Commissioner in Sind
- In office 1905–1912

Personal details
- Born: 30 November 1854
- Died: 30 August 1931 (aged 76)
- Spouse(s): Maud Helen, daughter of Lewis Gordon
- Education: Sherborne, Rugby, Clifton and Balliol College, Oxford
- Occupation: civil servant of the Raj
- Known for: Commissioner in Sind from 1905 to 1912
- Awards: CSI (1907), CBE (1920)

= Arthur Younghusband =

British civil servant of the Raj

Arthur Delaval Younghusband (30 November 1854 – 30 August 1931) was a British civil servant of the Raj.

==Early life==
The second (but eldest surviving) son of Lieutenant-General Robert Romer Younghusband, CB, who served at Sind (sometime as Adjutant-General), as well as at Baluchistan and Hyderabad, by his wife Ellen Blayds, daughter of W. S. Benthall, of Totnes, Younghusband was educated at Sherborne, Rugby, Clifton and Balliol College, Oxford, before entering the Indian Civil Service in 1875. He attained the rank of deputy commissioner in 1892 and commissioner in 1897, being awarded the Kaisar-i-Hind Medal (1st Class) in 1901, and serving as an additional member of the Government of Bombay's Council in 1903.

==Sind==
He was the Commissioner in Sind from 1905 to 1912.

==Later life==
Having been awarded CSI (1907) and CBE (1920) in recognition of his career, Younghusband died on 30 August 1931 at Priory House, Long Bennington, near Grantham, Lincolnshire, England, aged 76, without issue, but survived by his wife, Maud Helen, daughter of Lewis Gordon, whom he had married in 1892. He was succeeded as head of the family by his nephew, Ralph George Napier Younghusband, son of George William Younghusband.
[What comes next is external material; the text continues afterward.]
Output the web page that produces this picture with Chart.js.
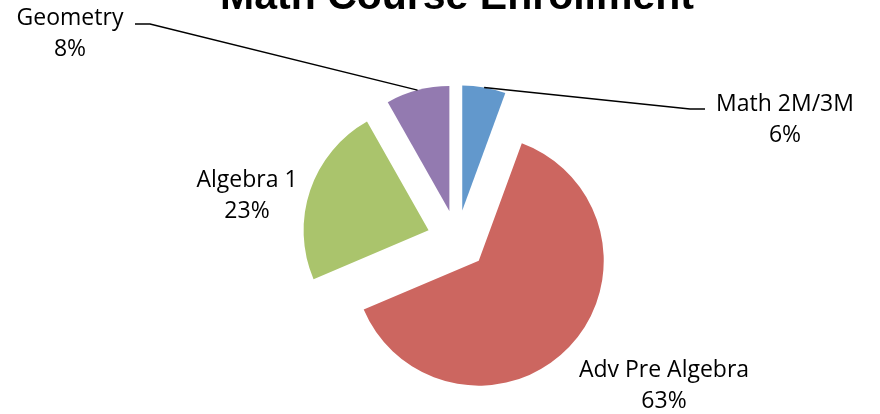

Two of his brothers also had careers in India: George William Younghusband (1856-1897) served with the 34th Regiment, 2nd Punjab Cavalry, and Romer Edward Younghusband (1858-1933), CSI, a barrister, worked with the Indian Civil Service from 1879, as a Deputy Commissioner (1894), General Secretary to the Government of Punjab (1899-1900), Commissioner at Lahore, and Member of Council of the Lieutenant-Governor of Punjab (1905–09).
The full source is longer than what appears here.